Além de Gonçalo, a obra traz textos de Jotapê Martins, psiquiatra e tradutor de HQs desde 1979; dos também psiquiatras Durval Mazzei Nogueira Filho e Francisco Baptista Assumpção Junior; e de Nobu Chinen, membro da Comissão Organizadora do troféu HQ Mix.
Muitos pesquisadores já se debruçaram sobre os escritos de Wertham para rebatê-los. Carol Tilley, professora da Universidade de Illinois, foi uma dessas pessoas. Em 2013, ela atestou que o psiquiatra manipulou os dados usados para a produção da obra.
Wertham não chegou a ver o livro contestado.
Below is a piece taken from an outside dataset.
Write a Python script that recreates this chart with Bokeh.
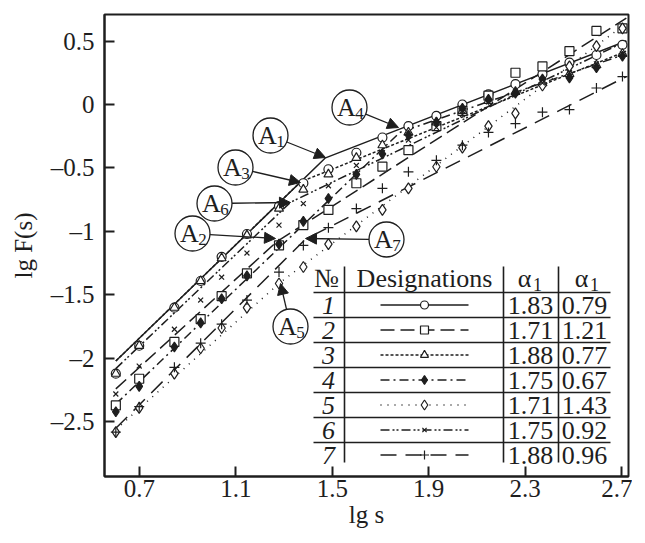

Ele morreu em 1981, com o código de autocensura ainda em vigor no mercado editorial dos Estados Unidos, que só seria abandonado de vez, por desuso, nos anos 2010.
O livro também chega ao Brasil em um momento delicado para o mercado, com tentativas de censura a quadrinhos no último ano.
Foi o caso da suspensão de “O Menino Marrom”, de Ziraldo, em uma escola em Conselheiro Lafaiete, Minas Gerais. Chamado de satânico por pais preocupados com a obra presente no calendário acadêmico dos filhos, a publicação voltou para as escolas do Município por decisão da Justiça.
Já em Belo Horizonte, a 12ª edição do Festival Internacional de Quadrinhos foi palco de ataques. Durante o segundo turno das eleições, disputado entre Bruno Engler (PL) e o prefeito Fuad Noman (PSD), que se reelegeu, a propaganda eleitoral do candidato do PL colocou o deputado federal Nikolas Ferreira (PL) para atacar o evento e obras como “Kit Gay”, “Diário de Uma Mãeconheira”, e “Satã, Amigo de Crianças Boas”.
O FIQ, evento que acontece desde 1999, se defendeu das acusações publicando carta na qual rebatia a ideia de que a produção de quadrinhos era voltada só ao público infantil.
Gonçalo acredita que o atual momento dos quadrinhos no Brasil não terá influência sobre a publicação de “A Sedução do Inocente”. “Há uma discussão idiota de que a direita vai usar o livro. A direita usa o discurso que quiser sem precisar de nada”, diz.
“Note que, sempre, em nome das crianças, muita gente fala bobagem, seja em 1950 ou agora”, diz Linck. “Mas o modus operandi é outro. Talvez ‘A Sedução do Inocente’ não caia no radar.”